Review: Jade City, Bunker Theatre
3.0stars

Jade City is both a poetic ode to Belfast and a dark drama which presents themes surrounding accountability, trauma and masculinity. The light and shade of the show make it suitably enticing, but it also means that a text with this many layers struggles to find cohesion in just over an hour. 

Set in Belfast, Monty and Sas are lifelong friends who have carried on their childhood games in their adult world. Slowly we see the cracks appear in their friendship, as both address regrets from the past and doubt in the future.

Alice Malseed’s writing is brimming with energy and imagination, with the characters’ ironic sense of childlike innocence being thoroughly convincing due to their charming investment in their imaginary games, which hide a subtext of melancholy. However, the mix and match of poetic segments and dramatic stand-offs, become a little hard to follow and make the search for a meaningful conclusion harder to find. Don’t get me wrong, audience interpretation is important, but we shouldn’t be doing all the leg-work to fill in the gaps.  

The highlight of my evening is watching Barry Calvert and Brendan Quinn. They have a tough job: transferring from light to heavy in a matter of seconds, pushing their energy outward to us and then having to signal its retreat moments later. But they do so with great style and flare, presenting their characters in such a way that we feel compelled to take their story and spirit away with us. They make use of that age-old formula for onstage pairings — the ability to stand alone successfully, but truly thriving as a partnership. 

The design of the piece is coherent, with the lighting, set and captioning design all created by Timothy Kelly. The boxing ring stage connotes a battle fast approaching between the characters, but this symbolism doesn’t really connect with the whole piece. A set with such a clear meaning, but unclear relevance, seems strange. Instead, a less constricting staging might allow the development of more extensive physicality to be interwoven into the story telling.

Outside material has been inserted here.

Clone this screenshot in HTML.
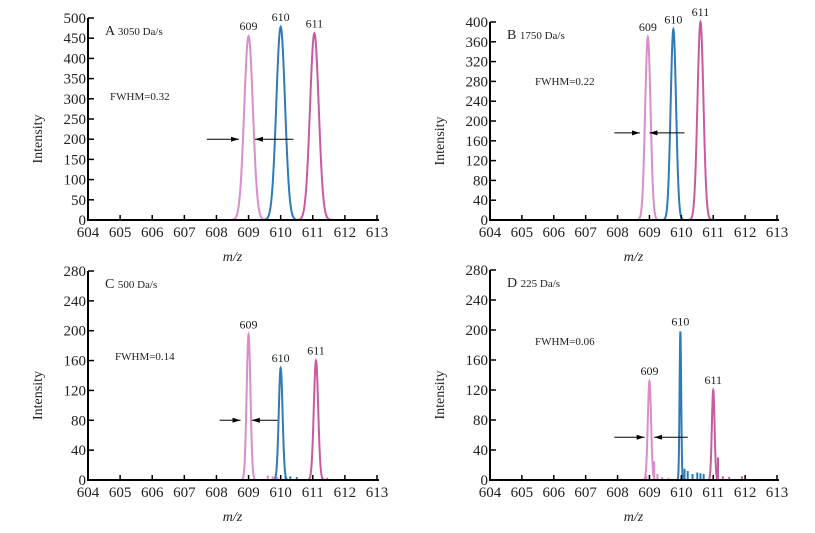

Movement in the show would be relevant — Jude Quinn has already directed the existing movement — so if this were to be extended it would possibly be able to explore the setting with more imagination. 

Interestingly, every performance of Jade City is captioned, which isn’t a venue wide protocol for every show, indicating it’s probably a stylistic choice. It helps us keep up, but becomes occasionally confusing when the actors skip a line or mix up the order. 

This play is full of potential, which is surely why it was transferred in the first place. I would love to see this play extended and developed, in both length and style for two reasons: firstly, so the play’s meaning could hit home with more prevalence and so I could watch this exquisite paring for longer.